Esch involved a challenge to the procedural validity of the Secretary of Agriculture's denial of subsidy payments. Id. at 984. The Court of Appeals noted that the rule that review of agency action is normally confined to the record “exerts its maximum force when the substantive soundness of the agency's decision is under scrutiny.” Id. at 991. In Esch, however, the procedural validity of the Secretary's actions “remain[ed] in serious question.” Id. While not foreclosing the use of extra-record evidence in reviewing substantive decisions, the Court explained that [p]articularly in the [procedural] context, it may sometimes be appropriate to resort to extra-record information to enable judicial review to become effective. Id. (emphasis added). The Court then enumerated “exceptions countenancing use of extra-record evidence to that end. Id. (emphasis added).

Thus, the Esch exceptions are more appropriately applied in actions contesting the procedural validity of agency decisions.

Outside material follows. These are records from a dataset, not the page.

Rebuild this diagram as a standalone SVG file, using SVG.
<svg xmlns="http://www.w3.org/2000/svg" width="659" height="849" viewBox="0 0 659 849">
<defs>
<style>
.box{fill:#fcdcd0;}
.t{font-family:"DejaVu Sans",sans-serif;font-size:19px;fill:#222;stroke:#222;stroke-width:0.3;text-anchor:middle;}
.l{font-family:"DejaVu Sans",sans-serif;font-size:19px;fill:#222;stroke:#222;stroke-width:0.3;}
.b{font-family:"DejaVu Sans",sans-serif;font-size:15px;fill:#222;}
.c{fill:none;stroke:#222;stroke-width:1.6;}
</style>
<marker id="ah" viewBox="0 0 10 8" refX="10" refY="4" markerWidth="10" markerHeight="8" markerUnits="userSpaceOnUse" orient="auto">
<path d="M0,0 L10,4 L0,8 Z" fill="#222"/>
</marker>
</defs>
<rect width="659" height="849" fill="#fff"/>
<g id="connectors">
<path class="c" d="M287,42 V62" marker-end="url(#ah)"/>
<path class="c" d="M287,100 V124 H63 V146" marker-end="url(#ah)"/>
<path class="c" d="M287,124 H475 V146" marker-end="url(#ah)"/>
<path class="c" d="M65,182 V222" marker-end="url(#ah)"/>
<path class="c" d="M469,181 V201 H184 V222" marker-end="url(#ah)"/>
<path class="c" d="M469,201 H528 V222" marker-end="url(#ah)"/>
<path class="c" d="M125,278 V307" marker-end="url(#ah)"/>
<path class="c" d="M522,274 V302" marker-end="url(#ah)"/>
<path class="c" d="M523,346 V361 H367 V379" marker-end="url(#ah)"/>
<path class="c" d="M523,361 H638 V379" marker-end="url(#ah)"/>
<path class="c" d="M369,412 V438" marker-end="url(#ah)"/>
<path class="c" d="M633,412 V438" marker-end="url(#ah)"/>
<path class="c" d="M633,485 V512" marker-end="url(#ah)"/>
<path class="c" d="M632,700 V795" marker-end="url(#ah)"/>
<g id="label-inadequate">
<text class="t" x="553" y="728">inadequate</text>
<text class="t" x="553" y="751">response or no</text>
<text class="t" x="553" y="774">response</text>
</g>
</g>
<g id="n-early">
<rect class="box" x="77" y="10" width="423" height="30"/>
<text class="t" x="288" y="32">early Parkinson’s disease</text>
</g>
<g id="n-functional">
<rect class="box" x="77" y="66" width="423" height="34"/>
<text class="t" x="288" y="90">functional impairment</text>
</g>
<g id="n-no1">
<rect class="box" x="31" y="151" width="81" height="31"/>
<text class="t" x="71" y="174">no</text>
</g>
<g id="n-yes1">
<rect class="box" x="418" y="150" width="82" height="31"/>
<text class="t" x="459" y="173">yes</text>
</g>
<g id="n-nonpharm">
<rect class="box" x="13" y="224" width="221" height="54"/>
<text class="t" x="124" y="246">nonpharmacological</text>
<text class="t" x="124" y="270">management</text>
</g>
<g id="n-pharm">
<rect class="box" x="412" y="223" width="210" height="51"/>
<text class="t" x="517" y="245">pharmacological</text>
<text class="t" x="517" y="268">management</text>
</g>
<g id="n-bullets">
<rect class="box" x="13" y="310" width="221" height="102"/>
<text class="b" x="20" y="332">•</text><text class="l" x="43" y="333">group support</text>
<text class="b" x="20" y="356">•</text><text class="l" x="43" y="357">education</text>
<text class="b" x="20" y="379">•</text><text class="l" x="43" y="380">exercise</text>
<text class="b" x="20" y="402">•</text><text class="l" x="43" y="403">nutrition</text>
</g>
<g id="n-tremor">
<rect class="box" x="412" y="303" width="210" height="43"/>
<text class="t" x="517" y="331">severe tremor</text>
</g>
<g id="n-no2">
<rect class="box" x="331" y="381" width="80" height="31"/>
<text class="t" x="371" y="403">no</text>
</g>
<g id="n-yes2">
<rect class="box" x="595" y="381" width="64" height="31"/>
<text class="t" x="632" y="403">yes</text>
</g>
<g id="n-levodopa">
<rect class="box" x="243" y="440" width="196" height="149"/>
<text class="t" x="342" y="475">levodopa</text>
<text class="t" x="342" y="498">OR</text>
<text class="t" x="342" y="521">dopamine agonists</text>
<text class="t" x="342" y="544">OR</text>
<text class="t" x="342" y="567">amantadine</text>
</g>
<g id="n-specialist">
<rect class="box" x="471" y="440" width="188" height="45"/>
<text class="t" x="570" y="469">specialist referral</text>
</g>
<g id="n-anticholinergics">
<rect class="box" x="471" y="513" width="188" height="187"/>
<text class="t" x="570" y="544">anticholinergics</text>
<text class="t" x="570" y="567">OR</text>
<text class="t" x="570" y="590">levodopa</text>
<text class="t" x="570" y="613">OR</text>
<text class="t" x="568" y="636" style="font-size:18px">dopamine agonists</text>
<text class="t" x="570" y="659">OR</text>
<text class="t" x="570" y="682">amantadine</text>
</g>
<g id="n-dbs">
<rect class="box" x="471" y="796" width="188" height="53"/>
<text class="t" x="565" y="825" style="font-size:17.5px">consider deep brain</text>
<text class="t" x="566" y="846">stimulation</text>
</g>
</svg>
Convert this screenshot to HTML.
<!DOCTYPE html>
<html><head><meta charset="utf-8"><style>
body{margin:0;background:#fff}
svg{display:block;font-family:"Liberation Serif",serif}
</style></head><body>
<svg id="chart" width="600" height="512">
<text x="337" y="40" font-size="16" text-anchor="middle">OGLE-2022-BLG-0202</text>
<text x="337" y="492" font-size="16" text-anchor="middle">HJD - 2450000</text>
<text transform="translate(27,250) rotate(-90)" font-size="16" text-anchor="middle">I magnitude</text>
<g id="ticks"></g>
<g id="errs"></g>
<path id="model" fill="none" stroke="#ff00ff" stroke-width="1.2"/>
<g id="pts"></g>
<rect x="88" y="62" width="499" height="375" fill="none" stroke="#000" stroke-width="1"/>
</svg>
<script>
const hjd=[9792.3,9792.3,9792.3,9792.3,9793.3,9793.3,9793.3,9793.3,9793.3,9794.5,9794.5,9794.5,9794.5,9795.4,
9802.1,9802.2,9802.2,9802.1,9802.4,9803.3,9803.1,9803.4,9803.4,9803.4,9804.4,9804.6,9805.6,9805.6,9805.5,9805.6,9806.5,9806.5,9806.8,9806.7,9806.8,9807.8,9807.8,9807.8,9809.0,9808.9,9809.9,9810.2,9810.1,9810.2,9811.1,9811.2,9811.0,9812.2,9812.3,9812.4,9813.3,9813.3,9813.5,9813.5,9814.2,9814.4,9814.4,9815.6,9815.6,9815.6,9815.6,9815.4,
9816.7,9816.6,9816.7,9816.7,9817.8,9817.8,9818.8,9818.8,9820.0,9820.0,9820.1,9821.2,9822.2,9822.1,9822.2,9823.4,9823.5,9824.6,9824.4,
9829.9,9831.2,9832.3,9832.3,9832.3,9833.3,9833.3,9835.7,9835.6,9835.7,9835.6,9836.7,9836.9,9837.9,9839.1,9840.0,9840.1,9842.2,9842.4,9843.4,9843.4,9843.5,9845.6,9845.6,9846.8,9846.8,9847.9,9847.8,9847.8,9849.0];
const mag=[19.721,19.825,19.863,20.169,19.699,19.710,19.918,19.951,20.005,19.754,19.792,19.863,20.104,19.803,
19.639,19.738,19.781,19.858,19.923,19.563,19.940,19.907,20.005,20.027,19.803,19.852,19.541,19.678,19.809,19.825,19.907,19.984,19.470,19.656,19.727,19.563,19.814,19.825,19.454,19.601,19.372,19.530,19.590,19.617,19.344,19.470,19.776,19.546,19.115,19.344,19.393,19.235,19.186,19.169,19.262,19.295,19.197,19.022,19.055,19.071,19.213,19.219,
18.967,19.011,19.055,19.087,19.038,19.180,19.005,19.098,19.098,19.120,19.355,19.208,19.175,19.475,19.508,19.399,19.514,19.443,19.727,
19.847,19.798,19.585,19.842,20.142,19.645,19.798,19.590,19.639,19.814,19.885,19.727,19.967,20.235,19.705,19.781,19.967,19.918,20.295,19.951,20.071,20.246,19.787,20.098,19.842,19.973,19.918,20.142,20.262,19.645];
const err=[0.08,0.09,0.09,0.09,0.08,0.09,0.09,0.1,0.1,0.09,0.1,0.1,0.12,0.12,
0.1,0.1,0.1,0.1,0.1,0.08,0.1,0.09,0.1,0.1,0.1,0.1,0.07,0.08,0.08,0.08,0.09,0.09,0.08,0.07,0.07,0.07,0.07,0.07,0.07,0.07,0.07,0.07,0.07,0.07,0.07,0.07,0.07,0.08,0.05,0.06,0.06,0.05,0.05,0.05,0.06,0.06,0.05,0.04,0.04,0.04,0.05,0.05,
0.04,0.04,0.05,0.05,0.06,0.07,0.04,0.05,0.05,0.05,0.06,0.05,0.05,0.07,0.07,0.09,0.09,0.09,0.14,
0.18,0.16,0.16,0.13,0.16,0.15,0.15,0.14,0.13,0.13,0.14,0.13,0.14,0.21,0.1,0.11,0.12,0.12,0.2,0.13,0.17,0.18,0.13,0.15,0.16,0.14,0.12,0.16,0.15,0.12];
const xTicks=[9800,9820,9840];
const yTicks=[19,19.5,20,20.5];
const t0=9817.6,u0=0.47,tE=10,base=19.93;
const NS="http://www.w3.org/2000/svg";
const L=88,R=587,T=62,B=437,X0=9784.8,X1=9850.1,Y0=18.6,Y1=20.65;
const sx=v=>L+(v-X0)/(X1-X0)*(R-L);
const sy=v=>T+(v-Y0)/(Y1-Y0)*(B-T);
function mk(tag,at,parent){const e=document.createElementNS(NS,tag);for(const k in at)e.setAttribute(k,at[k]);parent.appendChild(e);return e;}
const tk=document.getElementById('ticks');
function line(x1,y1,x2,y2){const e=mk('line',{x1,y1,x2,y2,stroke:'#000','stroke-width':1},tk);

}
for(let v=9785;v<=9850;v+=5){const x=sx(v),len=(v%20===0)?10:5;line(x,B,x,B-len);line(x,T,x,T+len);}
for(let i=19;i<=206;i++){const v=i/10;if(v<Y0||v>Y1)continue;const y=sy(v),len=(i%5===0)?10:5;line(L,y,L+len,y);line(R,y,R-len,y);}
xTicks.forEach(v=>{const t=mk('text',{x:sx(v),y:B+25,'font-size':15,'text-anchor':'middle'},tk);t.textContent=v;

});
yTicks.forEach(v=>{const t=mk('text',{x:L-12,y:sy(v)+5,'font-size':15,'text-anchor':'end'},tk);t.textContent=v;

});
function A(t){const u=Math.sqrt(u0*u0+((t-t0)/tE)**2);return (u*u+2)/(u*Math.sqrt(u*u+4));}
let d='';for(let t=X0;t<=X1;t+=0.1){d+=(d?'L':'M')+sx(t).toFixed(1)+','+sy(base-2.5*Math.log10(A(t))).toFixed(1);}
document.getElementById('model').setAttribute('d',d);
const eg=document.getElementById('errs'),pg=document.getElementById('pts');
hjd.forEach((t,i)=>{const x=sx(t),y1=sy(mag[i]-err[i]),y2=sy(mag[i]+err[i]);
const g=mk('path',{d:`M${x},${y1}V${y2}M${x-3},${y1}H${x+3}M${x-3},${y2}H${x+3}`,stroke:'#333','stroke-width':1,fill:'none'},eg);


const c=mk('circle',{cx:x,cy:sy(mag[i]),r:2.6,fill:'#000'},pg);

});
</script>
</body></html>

See Cape Hatteras, 667 F.Supp.2d at 115. But even in such cases, the Esch exceptions are “to be sparingly applied to only those cases where extra-record evidence was necessary to make judicial review effective.” Id.; see Calloway v. Harvey, 590 F.Supp.2d 29, 38 (D.D.C.2008). Indeed, the Court of Appeals recently stated that [t]he APA limits judicial review to the administrative record ‘except when there has been a strong showing of bad faith or improper behavior or when the record is so bare that it prevents effective judicial review.’ Theodore Roosevelt Conservation P'ship v. Salazar, 616 F.3d 497, 514 (D.C.Cir.2010) (quoting Commercial Drapery Contractors, Inc. v. United States, 133 F.3d 1, 7 (D.C.Cir.1998)).